Set down the material below word for word, excluding the pictures.

===== Given material

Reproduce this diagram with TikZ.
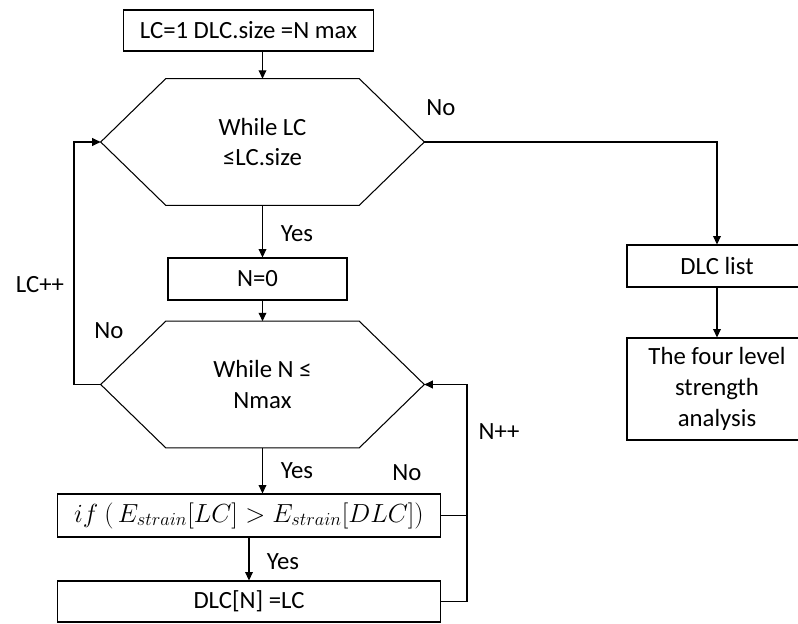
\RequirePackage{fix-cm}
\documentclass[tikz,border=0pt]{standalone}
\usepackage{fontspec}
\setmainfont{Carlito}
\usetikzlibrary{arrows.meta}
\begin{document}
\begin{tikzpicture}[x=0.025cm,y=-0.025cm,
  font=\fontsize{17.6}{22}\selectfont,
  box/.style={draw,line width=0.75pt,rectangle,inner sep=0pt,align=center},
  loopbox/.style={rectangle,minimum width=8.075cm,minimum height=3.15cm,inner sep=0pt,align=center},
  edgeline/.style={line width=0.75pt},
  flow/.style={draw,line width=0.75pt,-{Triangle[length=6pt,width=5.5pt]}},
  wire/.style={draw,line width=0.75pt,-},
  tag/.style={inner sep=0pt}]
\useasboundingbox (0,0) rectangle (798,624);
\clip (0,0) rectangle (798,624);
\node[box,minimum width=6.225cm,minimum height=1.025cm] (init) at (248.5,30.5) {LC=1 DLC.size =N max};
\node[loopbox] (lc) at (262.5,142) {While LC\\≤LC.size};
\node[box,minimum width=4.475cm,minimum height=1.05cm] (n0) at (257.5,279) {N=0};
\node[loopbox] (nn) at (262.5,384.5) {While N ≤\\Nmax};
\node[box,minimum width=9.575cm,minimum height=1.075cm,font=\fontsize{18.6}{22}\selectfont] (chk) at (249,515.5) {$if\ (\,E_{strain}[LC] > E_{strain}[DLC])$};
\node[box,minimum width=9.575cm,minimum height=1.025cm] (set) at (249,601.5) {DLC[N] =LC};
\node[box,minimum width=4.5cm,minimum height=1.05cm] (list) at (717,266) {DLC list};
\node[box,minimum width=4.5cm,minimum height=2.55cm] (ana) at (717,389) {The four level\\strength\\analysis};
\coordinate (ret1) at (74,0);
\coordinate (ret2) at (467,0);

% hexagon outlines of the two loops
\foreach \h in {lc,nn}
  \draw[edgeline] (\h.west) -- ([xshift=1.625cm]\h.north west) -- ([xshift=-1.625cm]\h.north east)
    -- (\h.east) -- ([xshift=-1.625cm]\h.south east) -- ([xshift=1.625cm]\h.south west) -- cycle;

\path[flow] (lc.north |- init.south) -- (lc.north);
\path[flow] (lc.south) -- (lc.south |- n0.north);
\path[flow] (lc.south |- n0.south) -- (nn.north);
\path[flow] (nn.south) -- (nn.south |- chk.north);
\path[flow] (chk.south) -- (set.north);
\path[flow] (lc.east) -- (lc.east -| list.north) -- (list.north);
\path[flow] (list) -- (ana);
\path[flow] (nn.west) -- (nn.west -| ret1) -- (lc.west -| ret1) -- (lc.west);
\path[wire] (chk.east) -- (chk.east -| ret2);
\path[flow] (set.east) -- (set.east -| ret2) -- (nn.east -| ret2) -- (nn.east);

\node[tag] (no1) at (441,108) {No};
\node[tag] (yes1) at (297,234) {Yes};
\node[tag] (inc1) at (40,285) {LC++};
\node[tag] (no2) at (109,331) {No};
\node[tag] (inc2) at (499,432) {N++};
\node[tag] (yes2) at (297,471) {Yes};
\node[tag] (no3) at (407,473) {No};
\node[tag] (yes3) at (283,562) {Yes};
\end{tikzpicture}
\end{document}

==========

**Task answer**
Reproduce this diagram with TikZ.
\RequirePackage{fix-cm}
\documentclass[tikz,border=0pt]{standalone}
\usepackage{fontspec}
\setmainfont{Carlito}
\usetikzlibrary{arrows.meta}
\begin{document}
\begin{tikzpicture}[x=0.025cm,y=-0.025cm,
  font=\fontsize{17.6}{22}\selectfont,
  box/.style={draw,line width=0.75pt,rectangle,inner sep=0pt,align=center},
  loopbox/.style={rectangle,minimum width=8.075cm,minimum height=3.15cm,inner sep=0pt,align=center},
  edgeline/.style={line width=0.75pt},
  flow/.style={draw,line width=0.75pt,-{Triangle[length=6pt,width=5.5pt]}},
  wire/.style={draw,line width=0.75pt,-},
  tag/.style={inner sep=0pt}]
\useasboundingbox (0,0) rectangle (798,624);
\clip (0,0) rectangle (798,624);
\node[box,minimum width=6.225cm,minimum height=1.025cm] (init) at (248.5,30.5) {LC=1 DLC.size =N max};
\node[loopbox] (lc) at (262.5,142) {While LC\\≤LC.size};
\node[box,minimum width=4.475cm,minimum height=1.05cm] (n0) at (257.5,279) {N=0};
\node[loopbox] (nn) at (262.5,384.5) {While N ≤\\Nmax};
\node[box,minimum width=9.575cm,minimum height=1.075cm,font=\fontsize{18.6}{22}\selectfont] (chk) at (249,515.5) {$if\ (\,E_{strain}[LC] > E_{strain}[DLC])$};
\node[box,minimum width=9.575cm,minimum height=1.025cm] (set) at (249,601.5) {DLC[N] =LC};
\node[box,minimum width=4.5cm,minimum height=1.05cm] (list) at (717,266) {DLC list};
\node[box,minimum width=4.5cm,minimum height=2.55cm] (ana) at (717,389) {The four level\\strength\\analysis};
\coordinate (ret1) at (74,0);
\coordinate (ret2) at (467,0);

% hexagon outlines of the two loops
\foreach \h in {lc,nn}
  \draw[edgeline] (\h.west) -- ([xshift=1.625cm]\h.north west) -- ([xshift=-1.625cm]\h.north east)
    -- (\h.east) -- ([xshift=-1.625cm]\h.south east) -- ([xshift=1.625cm]\h.south west) -- cycle;

\path[flow] (lc.north |- init.south) -- (lc.north);
\path[flow] (lc.south) -- (lc.south |- n0.north);
\path[flow] (lc.south |- n0.south) -- (nn.north);
\path[flow] (nn.south) -- (nn.south |- chk.north);
\path[flow] (chk.south) -- (set.north);
\path[flow] (lc.east) -- (lc.east -| list.north) -- (list.north);
\path[flow] (list) -- (ana);
\path[flow] (nn.west) -- (nn.west -| ret1) -- (lc.west -| ret1) -- (lc.west);
\path[wire] (chk.east) -- (chk.east -| ret2);
\path[flow] (set.east) -- (set.east -| ret2) -- (nn.east -| ret2) -- (nn.east);

\node[tag] (no1) at (441,108) {No};
\node[tag] (yes1) at (297,234) {Yes};
\node[tag] (inc1) at (40,285) {LC++};
\node[tag] (no2) at (109,331) {No};
\node[tag] (inc2) at (499,432) {N++};
\node[tag] (yes2) at (297,471) {Yes};
\node[tag] (no3) at (407,473) {No};
\node[tag] (yes3) at (283,562) {Yes};
\end{tikzpicture}
\end{document}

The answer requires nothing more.